A segunda história intitula-se Kalahari e consiste numa trama que descreve uma aventurosa viagem através do deserto, uma odisseia empreendida por um grupo de jovens boémios – e com as hormonas em fogo – em pleno mês de Setembro de 1967. Eduardo Pitta descreve uma paisagem escaldante e exótica ao longo de uma travessia que pode tornar-se, por vários factores – geográficos, climáticos e sócio-políticos –, arriscada. Na escrita de Eduardo Pitta, em Kalahari, estão presentes inúmeras referências culturais que denunciam um forte contacto com a cultura anglo-saxónica, desde o requinte cinematográfico dos cenários por onde se movimentam as personagens, que denuncia a denuncia a origem social do protagonista, Afonso, e dos jovens que o acompanham como pertencentes, quase todos, à elite local, beneficiando de uma cultura muito acima da média, mas impregnada de rebeldia e inconformismo, que se reflectem, por vezes, na crueza da linguagem, presente também na expressão de um intenso erotismo com que é descrita a pujante sexualidade juvenil de que está revestida a estória.

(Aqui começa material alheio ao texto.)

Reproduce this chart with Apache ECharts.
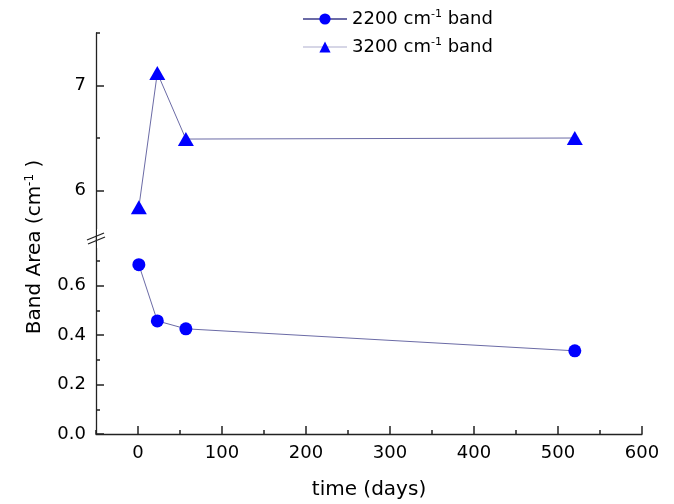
<!DOCTYPE html>
<html><head><meta charset="utf-8">
<script src="https://cdn.jsdelivr.net/npm/echarts@6/dist/echarts.min.js"></script>
<style>html,body{margin:0;padding:0;background:#fff}#c{width:674px;height:504px}</style>
</head><body><div id="c"></div>
<script>
const days = [1, 23, 57, 520];
const band2200 = [0.684, 0.457, 0.425, 0.336];
const band3200 = [5.84, 7.12, 6.49, 6.50];
const seriesNames = ['2200', '3200'];
const xMajorTicks = [0, 100, 200, 300, 400, 500, 600];
const yLowerLabels = [0, 0.2, 0.4, 0.6];
const yUpperTicks = [6, 7];

const FONT = 'DejaVu Sans';
const lineCol = '#6b6ba6';
const markCol = '#0000ff';

const chart = echarts.init(document.getElementById('c'), null, {renderer: 'canvas'});
const labelStyle = {color: '#000', fontFamily: FONT, fontSize: 18};
const axisLine = {show: true, onZero: false, lineStyle: {color: '#222', width: 1.3}};
const noLine = {show: false, onZero: false};
const tickLine = {color: '#222', width: 1.5};

chart.setOption({
  backgroundColor: '#fff',
  animation: false,
  legend: {
    orient: 'vertical', left: 297, top: 4, itemWidth: 44, itemHeight: 14, itemGap: 9,
    data: [
      {name: seriesNames[0], lineStyle: {color: lineCol}},
      {name: seriesNames[1], lineStyle: {color: '#d6d6e6'}}
    ],
    formatter: n => `{n|${n} cm}{s|-1}{n| band}`,
    textStyle: {
      fontFamily: FONT, color: '#000',
      rich: {
        n: {fontFamily: FONT, fontSize: 18, color: '#000', lineHeight: 20},
        s: {fontFamily: FONT, fontSize: 11, color: '#000', verticalAlign: 'top', lineHeight: 12}
      }
    }
  },
  grid: [
    {left: 96, right: 32, top: 236, height: 198},
    {left: 96, right: 32, top: 33, height: 210}
  ],
  xAxis: [
    {gridIndex: 0, type: 'value', min: -50, max: 600, interval: 50, position: 'bottom',
     axisLine, axisTick: {show: true, inside: true, length: 4, lineStyle: tickLine},
     axisLabel: {show: false}, splitLine: {show: false}},
    {gridIndex: 0, type: 'value', min: -50, max: 600, position: 'bottom', offset: 0,
     axisLine: noLine,
     axisTick: {show: true, inside: true, length: 8, customValues: xMajorTicks, lineStyle: tickLine},
     axisLabel: Object.assign({show: true, margin: 10, customValues: xMajorTicks}, labelStyle),
     splitLine: {show: false},
     name: 'time (days)', nameLocation: 'middle', nameGap: 46,
     nameTextStyle: {fontFamily: FONT, fontSize: 20, color: '#000'}},
    {gridIndex: 1, type: 'value', min: -50, max: 600, show: false, splitLine: {show: false}}
  ],
  yAxis: [
    {gridIndex: 0, type: 'value', min: 0, max: 0.8, interval: 0.2, position: 'left',
     axisLine,
     axisTick: {show: true, inside: true, length: 8, lineStyle: tickLine},
     minorTick: {show: true, splitNumber: 2, length: 4, lineStyle: tickLine},
     axisLabel: Object.assign({margin: 10, customValues: yLowerLabels, formatter: v => v.toFixed(1)}, labelStyle),
     splitLine: {show: false}, minorSplitLine: {show: false}},
    {gridIndex: 1, type: 'value', min: 5.5, max: 7.5, interval: 0.5, position: 'left',
     axisLine,
     axisTick: {show: true, inside: true, length: 4, lineStyle: tickLine},
     axisLabel: {show: false}, splitLine: {show: false}},
    {gridIndex: 1, type: 'value', min: 5.5, max: 7.5, position: 'left', offset: 0,
     axisLine: noLine,
     axisTick: {show: true, inside: true, length: 8, customValues: yUpperTicks, lineStyle: tickLine},
     axisLabel: Object.assign({margin: 10, customValues: yUpperTicks}, labelStyle),
     splitLine: {show: false}}
  ],
  series: [
    {name: seriesNames[0], type: 'line', xAxisIndex: 0, yAxisIndex: 0,
     data: days.map((d, i) => [d, band2200[i]]),
     symbol: 'circle', symbolSize: 13,
     lineStyle: {color: lineCol, width: 1}, itemStyle: {color: markCol}},
    {name: seriesNames[1], type: 'line', xAxisIndex: 2, yAxisIndex: 1,
     data: days.map((d, i) => [d, band3200[i]]),
     symbol: 'triangle', symbolSize: [16, 14],
     lineStyle: {color: lineCol, width: 1}, itemStyle: {color: markCol}}
  ],
  graphic: [
    {type: 'rect', shape: {x: 97, y: 229, width: 10, height: 19}, style: {fill: '#fff'}, z: 100},
    {type: 'line', shape: {x1: 87, y1: 240, x2: 104, y2: 233}, style: {stroke: '#222', lineWidth: 1.3}, z: 101},
    {type: 'line', shape: {x1: 88, y1: 244, x2: 105, y2: 237}, style: {stroke: '#222', lineWidth: 1.3}, z: 101},
    {type: 'text', x: 35, y: 247, rotation: Math.PI / 2, z: 101,
     style: {
       text: '{n|Band Area (cm}{s|-1}{n| )}',
       align: 'center', verticalAlign: 'middle',
       rich: {
         n: {fontFamily: FONT, fontSize: 20, fill: '#000', lineHeight: 22},
         s: {fontFamily: FONT, fontSize: 12, fill: '#000', verticalAlign: 'top', lineHeight: 12}
       }
     }}
  ]
});
</script>
</body></html>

A acção da última narrativa passa-se entre 1971 e 1973, tendo como pano de fundo a repressão à homossexualidade, presente no exército e a repressão feita pela PIDE à homossexualidade. É aqui, talvez que encontramos mais vincadas as contradições inerentes a uma sociedade que insiste em excluir determinados grupos sociais, baseados apenas na orientação sexual. Esta será, de entre as três narrativas que são aqui comentadas, aquela que explora, de fora mais completa e sob várias perspectivas, as personae de que se munem as pessoas que sofrem o aguilhão do desejo recalcado, numa perspectiva eminentemente freudiana.

A opinião da crítica

O escritor e filósofo Miguel Real comentou a propósito desta trilogia, num artigo do JL (2001), acerca do léxico utilizado pelo autor, classificando-o de “subversivo” relativamente à chamada “normalidade”, ao passo que Pedro Mexia no DN (2001), refere-se-lhe como “uma narrativa de aprendizagem sexual, de fruição homoerótica”. Já Maria Augusta da Silva no Diário de Notícias (2001) descreve a obra como “uma abordagem crua e desassombrada de um lado oculto da guerra colonial e do apartheid sul-africano, mas na qual se cumpre a função crítica perante cenários marcados pelo arbítrio e abuso do poder”. Jorge Listopad do JL (2001), por sua vez, fala do “enigma poético” a propósito da obra que “filtra a homossexualidade latente, factual, ressuscitando a memória dos pequenos infernos”. E Fernando Matos Oliveira na Colóquio-Letras (2002) destaca: “A impressão que se tem ao ler Persona é a de uma reactivação de experiências de leitura de algum património moral do século XVIII, até porque há entre eles marcas de género (…): ritmo acelerado, narrador autodiegético, e sobredeterminação da pulsão erótica.” E Helena Barbas no Expresso (2002), por sua vez, compara as idades de Afonso nas três estórias – doze, dezoito e vinte e dois anos – fazendo corresponder a cada uma delas “uma forma de iniciação”. Finalmente, Edgar Pereira da Revista de Estudos Portugueses da Universidade de Minas Gerais (2005) destaca o último conto “pela contiguidade da libertação política e da concepção libertária da sexualidade (…). O último conto atinge em cheio as supostamente sólidas fundações do Império Luso”. EP aponta ainda “o dinamismo e agilidade da linguagem, num português globalizado”, referindo-se à profusão de estrangeirismos, sobretudo de origem anglossaxónica, mas também galicismos e expressões de origem crioula, cujo resultado final é “uma prosa ficcional alegre e ousada, refinada e demolidora, irónica e encharcada de cepticismo”.

Por todas estas razões a leitura de um livro tão inquietante e fracturante quanto Persona torna pertinente a sua reedição, editada pela primeira vez em 2000 e em 2003, de forma a facilitar o seu acesso ao público para além dos raros exemplares existentes em pouquíssimas bibliotecas.


18.12.2012-16.09.2013

Cláudia de Sousa Dias

4 Comments:

Blogger Eduardo Pitta said...

Obrigado pela leitura. Permito-me discordar da relação com o filme de Bergman. No meu livro, o título remete apenas para «máscara». Ponto. Há uma gralha: na citação do Fernando Matos Oliveira, onde está "génese", deve estar «género». Já agora: o livro é de 2000. A edição de 2003 é a segunda.

1:24 PM  
Blogger Claudia Sousa Dias said...

obrigada eu pela visita e pela clarificação das imprecisões :-)

csd

5:31 PM  
Blogger M. said...

Parece-me uma obra deliciosa!!!

1:16 PM  
Blogger Claudia Sousa Dias said...

o primeiro conto arrepiante, devido ao suspense, o segundo, divertido e o terceiro, inquietante.